Given task:
It is required that the lines from the top of the listing through the line with "Chart.defaults.font.family = FONT;" be reproduced exactly, excluding pictures.

Source material:
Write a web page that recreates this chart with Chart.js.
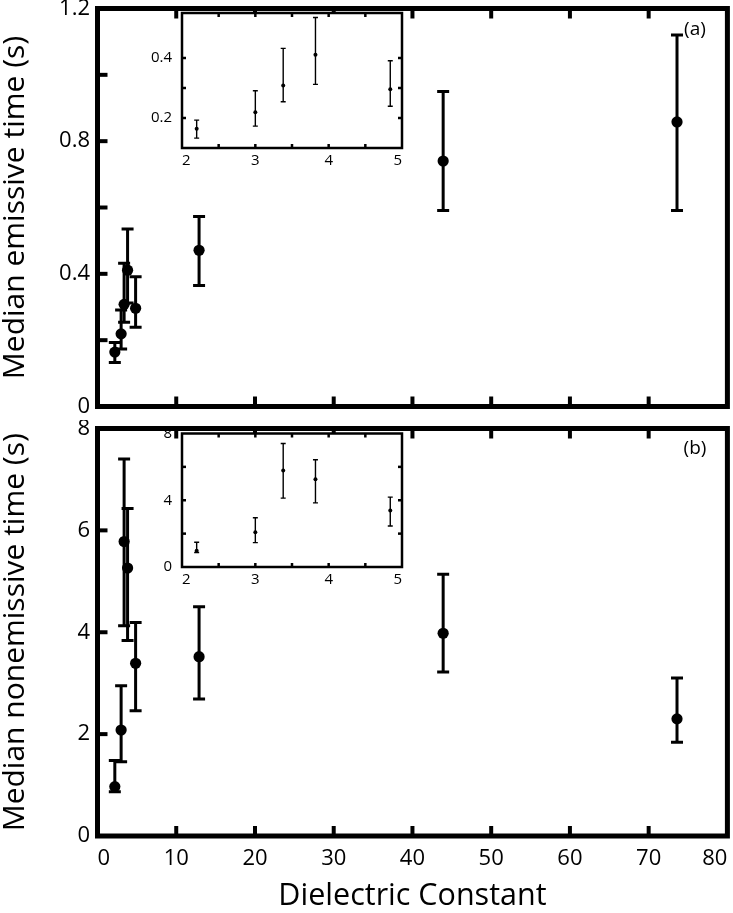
<!DOCTYPE html>
<html><head><meta charset="utf-8">
<script src="https://cdn.jsdelivr.net/npm/chart.js@4.4.1/dist/chart.umd.min.js"></script>
<style>
html,body{margin:0;padding:0;background:#fff;}
#wrap{position:relative;width:733px;height:913px;overflow:hidden;background:#fff;}
canvas{position:absolute;display:block;}
</style></head><body>
<div id="wrap">
<canvas id="cA" width="733" height="420" style="left:0;top:0"></canvas>
<canvas id="cB" width="733" height="493" style="left:0;top:420px"></canvas>
<canvas id="iA" width="300" height="180" style="left:120px;top:0"></canvas>
<canvas id="iB" width="300" height="180" style="left:120px;top:420px"></canvas>
</div>
<script>
// ---------- data ----------
const dielectric = [2.2, 3.0, 3.38, 3.82, 4.84, 12.9, 43.9, 73.6];
const emissive     = [0.164, 0.219, 0.308, 0.411, 0.296, 0.471, 0.740, 0.858];
const emissiveLow  = [0.133, 0.173, 0.254, 0.312, 0.239, 0.365, 0.591, 0.591];
const emissiveHigh = [0.193, 0.291, 0.432, 0.535, 0.391, 0.573, 0.950, 1.120];
const nonemissive     = [0.97, 2.08, 5.78, 5.26, 3.39, 3.52, 3.98, 2.30];
const nonemissiveLow  = [0.87, 1.46, 4.13, 3.84, 2.46, 2.69, 3.22, 1.84];
const nonemissiveHigh = [1.48, 2.95, 7.40, 6.43, 4.19, 4.50, 5.14, 3.10];
const insetCount = 5; // points with dielectric constant between 2 and 5
const emissiveTickLabels = [0, 0.4, 0.8, 1.2];
const nonemissiveTickLabels = [0, 2, 4, 6, 8];
const insetEmissiveTickLabels = [0.2, 0.4];
const insetNonemissiveTickLabels = [0, 4, 8];
const insetXTickLabels = [2, 3, 4, 5];
const mainXTickLabels = [0, 10, 20, 30, 40, 50, 60, 70, 80];

const FONT = '"Open Sans", Lato, sans-serif';
Chart.defaults.color = '#000';
Chart.defaults.font.family = FONT;

function fmt(v){ return String(Math.round(v*100)/100); }
function labelFrom(list){
  return function(v){ return list.some(l => Math.abs(l - v) < 1e-6) ? fmt(v) : ''; };
}
function pts(xs, ys){ return xs.map((x,i)=>({x:x, y:ys[i]})); }

// ---------- plugins ----------
const frameTicks = {
  id:'frameTicks',
  beforeDraw(chart, args, o){
    if(!o.fill) return;
    const a = chart.chartArea, ctx = chart.ctx;
    ctx.save(); ctx.fillStyle = '#fff';
    ctx.fillRect(a.left, a.top, a.right-a.left, a.bottom-a.top);
    ctx.restore();
  },
  afterDatasetsDraw(chart, args, o){
    const {ctx, chartArea:a, scales:{x, y}} = chart;
    ctx.save();
    ctx.strokeStyle = '#000'; ctx.lineCap = 'butt';
    ctx.lineWidth = o.tickWidth;
    const line = (x1,y1,x2,y2)=>{ ctx.beginPath(); ctx.moveTo(x1,y1); ctx.lineTo(x2,y2); ctx.stroke(); };
    x.ticks.forEach(t=>{
      const p = x.getPixelForValue(t.value);
      if(p < a.left + 2 || p > a.right - 2) return;
      line(p, a.bottom, p, a.bottom - o.tickLen);
      line(p, a.top, p, a.top + o.tickLen);
    });
    y.ticks.forEach(t=>{
      const p = y.getPixelForValue(t.value);
      if(p < a.top + 2 || p > a.bottom - 2) return;
      line(a.left, p, a.left + o.tickLen, p);
      if(o.yRight) line(a.right, p, a.right - o.tickLen, p);
    });
    ctx.lineWidth = o.frameWidth;
    ctx.strokeRect(a.left, a.top, a.right-a.left, a.bottom-a.top);
    if(o.tag){
      ctx.fillStyle = '#000';
      ctx.font = '19px ' + FONT;
      ctx.textAlign = 'center'; ctx.textBaseline = 'middle';
      ctx.fillText(o.tag, o.tagX, o.tagY);
    }
    ctx.restore();
  }
};
const errorBars = {
  id:'errorBars',
  beforeDatasetsDraw(chart, args, o){
    const {ctx, scales:{x, y}} = chart;
    ctx.save();
    ctx.strokeStyle = '#000'; ctx.lineWidth = o.width; ctx.lineCap = 'butt';
    chart.data.datasets.forEach(ds=>{
      ds.data.forEach((p,i)=>{
        const px = x.getPixelForValue(p.x);
        const lo = y.getPixelForValue(ds.errLow[i]);
        const hi = y.getPixelForValue(ds.errHigh[i]);
        ctx.beginPath();
        ctx.moveTo(px, lo); ctx.lineTo(px, hi);
        ctx.moveTo(px - o.cap, lo); ctx.lineTo(px + o.cap, lo);
        ctx.moveTo(px - o.cap, hi); ctx.lineTo(px + o.cap, hi);
        ctx.stroke();
      });
    });
    ctx.restore();
  }
};

function makeChart(id, cfg){
  const isInset = cfg.inset;
  return new Chart(document.getElementById(id), {
    type:'scatter',
    data:{datasets:[{
      data: cfg.data, errLow: cfg.low, errHigh: cfg.high,
      backgroundColor:'#000', borderColor:'#000',
      pointRadius: isInset ? 2 : 5.6, pointHoverRadius: isInset ? 2 : 5.6, borderWidth:0
    }]},
    options:{
      responsive:false, animation:false, events:[],
      layout:{padding:cfg.padding},
      plugins:{legend:{display:false}, tooltip:{enabled:false},
        frameTicks:cfg.frame, errorBars:cfg.err},
      scales:{
        x:{type:'linear', min:cfg.xmin, max:cfg.xmax,
          grid:{display:false, drawTicks:false}, border:{display:false},
          ticks:{display:cfg.xLabels, stepSize:cfg.xstep, autoSkip:false, maxRotation:0,
            align:'inner', padding:cfg.xPad, font:{size:cfg.tickSize},
            callback:labelFrom(cfg.xTickLabels)},
          title:{display:!!cfg.xTitle, text:cfg.xTitle||'', font:{size:30.5, lineHeight:1.0}, padding:{top:0,bottom:1}},
          afterFit(s){ s.height = cfg.xH; s.paddingLeft = 0; s.paddingRight = 0; }
        },
        y:{type:'linear', min:cfg.ymin, max:cfg.ymax,
          grid:{display:false, drawTicks:false}, border:{display:false},
          ticks:{stepSize:cfg.ystep, autoSkip:false, padding:cfg.yPad, align:cfg.yAlign||'center',
            font:{size:cfg.tickSize}, callback:labelFrom(cfg.yTickLabels)},
          title:{display:!!cfg.yTitle, text:cfg.yTitle||'', font:{size:30, lineHeight:1.0}, padding:{top:0,bottom:0}},
          afterFit(s){ s.width = cfg.yW; s.paddingTop = 0; s.paddingBottom = 0; }
        }
      }
    },
    plugins:[frameTicks, errorBars]
  });
}

// (a) main
makeChart('cA', {
  data: pts(dielectric, emissive), low: emissiveLow, high: emissiveHigh,
  padding:{top:8.5, right:5.5, left:0, bottom:0},
  xmin:0, xmax:80, xstep:10, xLabels:false, xTickLabels:mainXTickLabels, xPad:0, xH:13.5,
  ymin:0, ymax:1.2, ystep:0.2, yTickLabels:emissiveTickLabels, yPad:7.5, yW:97.5,
  tickSize:22, yTitle:'Median emissive time (s)',
  frame:{tickWidth:4, tickLen:10, frameWidth:5, tag:'(a)', tagX:695, tagY:30},
  err:{width:3, cap:6}
});
// (b) main
makeChart('cB', {
  data: pts(dielectric, nonemissive), low: nonemissiveLow, high: nonemissiveHigh,
  padding:{top:8.5, right:5.5, left:0, bottom:0},
  xmin:0, xmax:80, xstep:10, xLabels:true, xTickLabels:mainXTickLabels, xPad:10, xH:77,
  ymin:0, ymax:8, ystep:2, yTickLabels:nonemissiveTickLabels, yPad:7.5, yW:97.5,
  tickSize:22, yTitle:'Median nonemissive time (s)', xTitle:'Dielectric Constant',
  frame:{tickWidth:4, tickLen:10, frameWidth:5, tag:'(b)', tagX:695, tagY:29},
  err:{width:3, cap:6}
});
// (a) inset
makeChart('iA', {
  inset:true,
  data: pts(dielectric.slice(0,insetCount), emissive.slice(0,insetCount)),
  low: emissiveLow.slice(0,insetCount), high: emissiveHigh.slice(0,insetCount),
  padding:{top:13, right:18, left:0, bottom:0},
  xmin:2, xmax:5, xstep:0.5, xLabels:true, xTickLabels:insetXTickLabels, xPad:4, xH:32,
  ymin:0.1, ymax:0.55, ystep:0.1, yTickLabels:insetEmissiveTickLabels, yPad:10, yW:62,
  tickSize:15,
  frame:{fill:true, tickWidth:2.5, tickLen:4, frameWidth:2.5, yRight:true},
  err:{width:1.4, cap:2.5}
});
// (b) inset
makeChart('iB', {
  inset:true,
  data: pts(dielectric.slice(0,insetCount), nonemissive.slice(0,insetCount)),
  low: nonemissiveLow.slice(0,insetCount), high: nonemissiveHigh.slice(0,insetCount),
  padding:{top:13.5, right:18, left:0, bottom:0},
  xmin:2, xmax:5, xstep:0.5, xLabels:true, xTickLabels:insetXTickLabels, xPad:4, xH:33,
  ymin:0, ymax:8, ystep:2, yTickLabels:insetNonemissiveTickLabels, yPad:10, yW:62, yAlign:'inner',
  tickSize:15,
  frame:{fill:true, tickWidth:2.5, tickLen:4, frameWidth:2.5, yRight:true},
  err:{width:1.4, cap:2.5}
});
</script>
</body></html>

Expected answer:
Write a web page that recreates this chart with Chart.js.
<!DOCTYPE html>
<html><head><meta charset="utf-8">
<script src="https://cdn.jsdelivr.net/npm/chart.js@4.4.1/dist/chart.umd.min.js"></script>
<style>
html,body{margin:0;padding:0;background:#fff;}
#wrap{position:relative;width:733px;height:913px;overflow:hidden;background:#fff;}
canvas{position:absolute;display:block;}
</style></head><body>
<div id="wrap">
<canvas id="cA" width="733" height="420" style="left:0;top:0"></canvas>
<canvas id="cB" width="733" height="493" style="left:0;top:420px"></canvas>
<canvas id="iA" width="300" height="180" style="left:120px;top:0"></canvas>
<canvas id="iB" width="300" height="180" style="left:120px;top:420px"></canvas>
</div>
<script>
// ---------- data ----------
const dielectric = [2.2, 3.0, 3.38, 3.82, 4.84, 12.9, 43.9, 73.6];
const emissive     = [0.164, 0.219, 0.308, 0.411, 0.296, 0.471, 0.740, 0.858];
const emissiveLow  = [0.133, 0.173, 0.254, 0.312, 0.239, 0.365, 0.591, 0.591];
const emissiveHigh = [0.193, 0.291, 0.432, 0.535, 0.391, 0.573, 0.950, 1.120];
const nonemissive     = [0.97, 2.08, 5.78, 5.26, 3.39, 3.52, 3.98, 2.30];
const nonemissiveLow  = [0.87, 1.46, 4.13, 3.84, 2.46, 2.69, 3.22, 1.84];
const nonemissiveHigh = [1.48, 2.95, 7.40, 6.43, 4.19, 4.50, 5.14, 3.10];
const insetCount = 5; // points with dielectric constant between 2 and 5
const emissiveTickLabels = [0, 0.4, 0.8, 1.2];
const nonemissiveTickLabels = [0, 2, 4, 6, 8];
const insetEmissiveTickLabels = [0.2, 0.4];
const insetNonemissiveTickLabels = [0, 4, 8];
const insetXTickLabels = [2, 3, 4, 5];
const mainXTickLabels = [0, 10, 20, 30, 40, 50, 60, 70, 80];

const FONT = '"Open Sans", Lato, sans-serif';
Chart.defaults.color = '#000';
Chart.defaults.font.family = FONT;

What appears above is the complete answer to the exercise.